# How many turning points can a cubic function have?

Sep 6, 2014

Any polynomial of degree $n$ can have a minimum of zero turning points and a maximum of $n - 1$. However, this depends on the kind of turning point.

Sometimes, "turning point" is defined as "local maximum or minimum only". In this case:

• Polynomials of odd degree have an even number of turning points, with a minimum of 0 and a maximum of $n - 1$.
• Polynomials of even degree have an odd number of turning points, with a minimum of 1 and a maximum of $n - 1$.

However, sometimes "turning point" can have its definition expanded to include "stationary points of inflexion". For an example of a stationary point of inflexion, look at the graph of $y = {x}^{3}$ - you'll note that at $x = 0$ the graph changes from convex to concave, and the derivative at $x = 0$ is also 0.

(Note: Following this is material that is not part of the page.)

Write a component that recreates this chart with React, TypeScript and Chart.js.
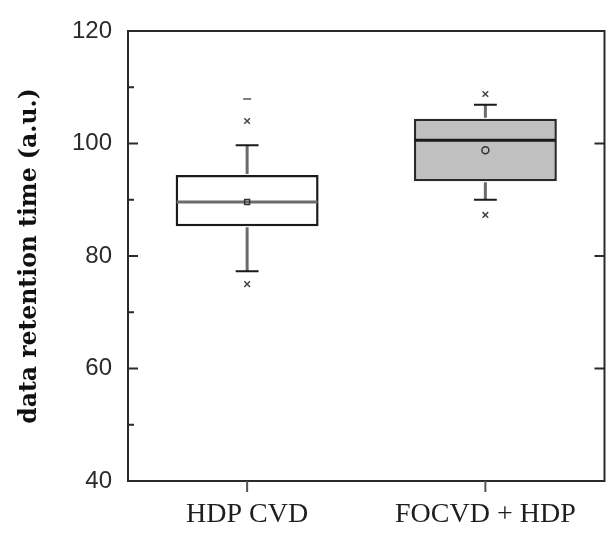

If we go by the second definition, we need to change our rules slightly and say that:

• Polynomials of degree 1 have no turning points.
• Polynomials of odd degree (except for $n = 1$) have a minimum of 1 turning point and a maximum of $n - 1$.
• Polynomials of even degree have a minimum of 1 turning point and a maximum of $n - 1$.

So, in part, it depends on the definition of "turning point", but in general most people will go by the first definition.